David Armitage

David Armitage

Lloyd C. Blankfein Professor of History
David  Armitage
  • Region(s): Britain; Atlantic World
  • Time Period(s): 17th century; 18th century
  • Theme(s): imperial history; international history; intellectual history; political history

David Armitage, MA, PhD, LittD, CorrFRSE, FRHistS, FAHA, is the Lloyd C. Blankfein Professor of History and former Chair of the Department of History at Harvard University, where he teaches intellectual history and international history. He is also an Affiliated Professor in the Harvard Department of Government, an Affiliated Faculty Member at Harvard Law School, an Honorary Fellow of St Catharine's College, Cambridge, an Honorary Professor of History at the University of Sydney and an Honorary Professor of History at Queen's University Belfast. During the academic year 2019-20, he will also serve as the Sons of the American Revolution Visiting Professor at King's College London.

He was born in Britain and educated at the University of Cambridge and Princeton University; before moving to Harvard in 2004, he taught for eleven years at Columbia University. A prize-winning teacher and writer, he has lectured on six continents and has held research fellowships and visiting positions in Australia, Britain, China, France, Germany, South Korea and the United States.

David Armitage is the author or editor of seventeen books, most recently Civil Wars: A History in Ideas (2017). Among his earlier works are The Ideological Origins of the British Empire (2000), which won the Longman/History Today Book of the Year Award, The Declaration of Independence: A Global History (2007), which was chosen as a Times Literary Supplement Book of the Year, Foundations of Modern International Thought (2013) and The History Manifesto (co-auth., 2014), a New Statesman Book of the Year and one of the Chronicle of Higher Education's most influential books of the past 20 years. His most recent edited books are Oceanic Histories (co-ed., 2018), The Law of Nations in Global History (co-ed., 2017), Pacific Histories: Ocean, Land, People (co-ed., 2014) and The Age of Revolutions in Global Context, c. 1760-1840 (co-ed., 2010). His next book will be a global history of treaties over the longue durée and he is also completing an edition of John Locke’s colonial writings and co-editing a collection on the cultural history of peace in the Enlightenment. His articles and essays have appeared in journals, newspapers and collections around the world and his works have been translated into fifteen languages.
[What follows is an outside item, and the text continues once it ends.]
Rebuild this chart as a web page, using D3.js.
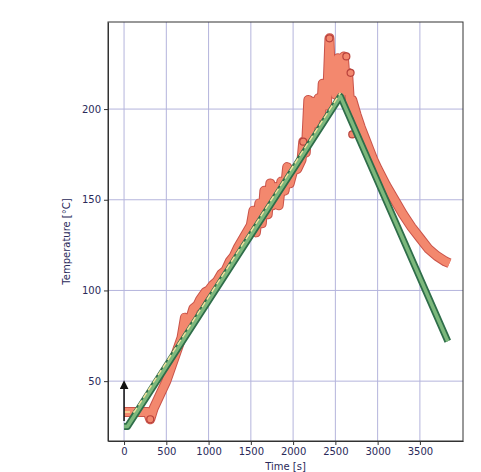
<!DOCTYPE html>
<html>
<head>
<meta charset="utf-8">
<script src="https://cdn.jsdelivr.net/npm/d3@7"></script>
<style>
  body { margin: 0; background: #fff; }
  text { font-family: "DejaVu Sans", sans-serif; }
</style>
</head>
<body>
<script>
// Tick values
const xTicks = [0, 500, 1000, 1500, 2000, 2500, 3000, 3500];
const yTicks = [50, 100, 150, 200];

// Set point (green): [time s, temperature °C]
const setTime = [0, 40, 2560, 3830];
const setTemp = [25, 25, 207, 72];

// Reference (pale yellow)
const refTime = [0, 120, 2560];
const refTemp = [33, 33, 209];

const measTime = [0, 100, 200, 280, 310, 350, 420, 500, 560, 620, 680, 720, 760, 820, 870, 900, 960,
  1000, 1050, 1100, 1150, 1200, 1250, 1300, 1350, 1400, 1450, 1500, 1530, 1560, 1600, 1630, 1660,
  1700, 1730, 1760, 1800, 1830, 1860, 1900, 1930, 1960, 2000, 2050, 2100, 2120, 2150, 2180, 2200,
  2230, 2260, 2300, 2330, 2350, 2400, 2430, 2450, 2480, 2500, 2530, 2560, 2600, 2630, 2650, 2680,
  2700, 2750, 2800, 2850, 2900, 2950, 3000, 3100, 3200, 3300, 3400, 3500, 3600, 3700, 3800, 3850];
const measTemp = [33, 33, 33, 33, 29, 35, 42, 50, 58, 66, 74, 85, 81, 90, 92, 95, 99,
  100, 103, 105, 109, 111, 116, 119, 124, 128, 132, 136, 144, 132, 148, 137, 155,
  142, 159, 147, 157, 147, 160, 155, 168, 159, 166, 167, 172, 182, 176, 205, 186,
  204, 192, 206, 196, 214, 202, 239, 212, 226, 208, 228, 206, 229, 210, 220, 198,
  205, 197, 190, 184, 178, 172, 167, 158, 150, 142, 135, 129, 123, 119, 116, 115];

// Outlier markers shown as circles
const dotTime = [310, 2430, 2630, 2680, 2700, 2120];
const dotTemp = [29, 239, 229, 220, 186, 182];

const width = 481;
const height = 472;
const margin = {top: 22, right: 18, bottom: 31, left: 108};

const svg = d3.select('body').append('svg')
  .attr('width', width)
  .attr('height', height);

const x = d3.scaleLinear()
  .domain([-190, 4010])
  .range([margin.left, width - margin.right]);

const y = d3.scaleLinear()
  .domain([17, 248])
  .range([height - margin.bottom, margin.top]);

// Grid
svg.append('g')
  .selectAll('line')
  .data(xTicks)
  .join('line')
  .attr('x1', d => x(d)).attr('x2', d => x(d))
  .attr('y1', margin.top).attr('y2', height - margin.bottom)
  .attr('stroke', '#b4b4dc').attr('stroke-width', 1);

svg.append('g')
  .selectAll('line')
  .data(yTicks)
  .join('line')
  .attr('x1', margin.left).attr('x2', width - margin.right)
  .attr('y1', d => y(d)).attr('y2', d => y(d))
  .attr('stroke', '#b4b4dc').attr('stroke-width', 1);

const line = d3.line().x(d => x(d[0])).y(d => y(d[1]));

const setData = setTime.map((t, i) => [t, setTemp[i]]);
const refData = refTime.map((t, i) => [t, refTemp[i]]);
const measData = measTime.map((t, i) => [t, measTemp[i]]);
const dotData = dotTime.map((t, i) => [t, dotTemp[i]]);

// Measured band
svg.append('path')
  .datum(measData)
  .attr('d', line)
  .attr('fill', 'none')
  .attr('stroke', '#c9534a')
  .attr('stroke-width', 10)
  .attr('stroke-linejoin', 'round');
svg.append('path')
  .datum(measData)
  .attr('d', line)
  .attr('fill', 'none')
  .attr('stroke', '#f3886e')
  .attr('stroke-width', 8)
  .attr('stroke-linejoin', 'round');

svg.append('g')
  .selectAll('circle')
  .data(dotData)
  .join('circle')
  .attr('cx', d => x(d[0]))
  .attr('cy', d => y(d[1]))
  .attr('r', 3.5)
  .attr('fill', '#f3886e')
  .attr('stroke', '#b8423c')
  .attr('stroke-width', 1.2);

// Set point
svg.append('path')
  .datum(setData)
  .attr('d', line)
  .attr('fill', 'none')
  .attr('stroke', '#2f6e4a')
  .attr('stroke-width', 7)
  .attr('stroke-linejoin', 'round');
svg.append('path')
  .datum(setData)
  .attr('d', line)
  .attr('fill', 'none')
  .attr('stroke', '#7cb87c')
  .attr('stroke-width', 3.5)
  .attr('stroke-linejoin', 'round');

// Reference
svg.append('path')
  .datum(refData)
  .attr('d', line)
  .attr('fill', 'none')
  .attr('stroke', '#f6e3a0')
  .attr('stroke-width', 1.5)
  .attr('stroke-dasharray', '6,3');

// Arrow at t = 0
svg.append('defs').append('marker')
  .attr('id', 'head')
  .attr('viewBox', '0 0 10 10')
  .attr('refX', 5).attr('refY', 5)
  .attr('markerWidth', 6).attr('markerHeight', 6)
  .attr('orient', 'auto')
  .append('path')
  .attr('d', 'M0,0L10,5L0,10z')
  .attr('fill', '#111');

svg.append('line')
  .attr('x1', x(0)).attr('x2', x(0))
  .attr('y1', y(28)).attr('y2', y(48))
  .attr('stroke', '#111')
  .attr('stroke-width', 1.5)
  .attr('marker-end', 'url(#head)');

// Axes
const xAxis = svg.append('g')
  .attr('transform', `translate(0,${height - margin.bottom})`)
  .call(d3.axisBottom(x).tickValues(xTicks).tickFormat(d3.format('d')).tickSize(4).tickSizeOuter(0));

const yAxis = svg.append('g')
  .attr('transform', `translate(${margin.left},0)`)
  .call(d3.axisLeft(y).tickValues(yTicks).tickFormat(d3.format('d')).tickSize(4).tickSizeOuter(0));

[xAxis, yAxis].forEach(g => {
  g.selectAll('text').attr('fill', '#2a2a5a').style('font-size', '10px');
  g.selectAll('line').attr('stroke', '#333');
  g.select('.domain').attr('stroke', '#333');
});

// Frame
svg.append('rect')
  .attr('x', margin.left).attr('y', margin.top)
  .attr('width', width - margin.right - margin.left)
  .attr('height', height - margin.bottom - margin.top)
  .attr('fill', 'none')
  .attr('stroke', '#333');

// Labels
svg.append('text')
  .attr('x', (margin.left + width - margin.right) / 2)
  .attr('y', height - 2)
  .attr('text-anchor', 'middle')
  .attr('fill', '#2a2a5a')
  .style('font-size', '10px')
  .text('Time [s]');

svg.append('text')
  .attr('transform', `translate(70,${(margin.top + height - margin.bottom) / 2 + 10}) rotate(-90)`)
  .attr('text-anchor', 'middle')
  .attr('fill', '#2a2a5a')
  .style('font-size', '10px')
  .text('Temperature [°C]');
</script>
</body>
</html>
He co-edits two book series with Cambridge University Press, Ideas in Context and Cambridge Oceanic Histories, and he is a Syndic of the Harvard University Press and a member of the Steering Committee of the Center for the History of British Political Thought at the Folger Shakespeare Library. In 2006, the National Maritime Museum in London awarded him its Caird Medal for “conspicuously important work ... of a nature that involves communicating with the public” and in 2008 Harvard named him a Walter Channing Cabot Fellow for “achievements and scholarly eminence in the fields of literature, history or art”. In 2015, he received Cambridge University's highest degree, the LittD, for “distinction by some original contribution to the advancement of science or of learning”. He is a Corresponding Member of the Real Academia de la Historia, Madrid, a Corresponding Fellow of the Royal Society of Edinburgh, a Fellow of the Royal Historical Society, an Honorary Fellow of the Australian Academy of the Humanities and a Foreign Member of the Academia Europaea.

He will next be on sabbatical in 2022-23.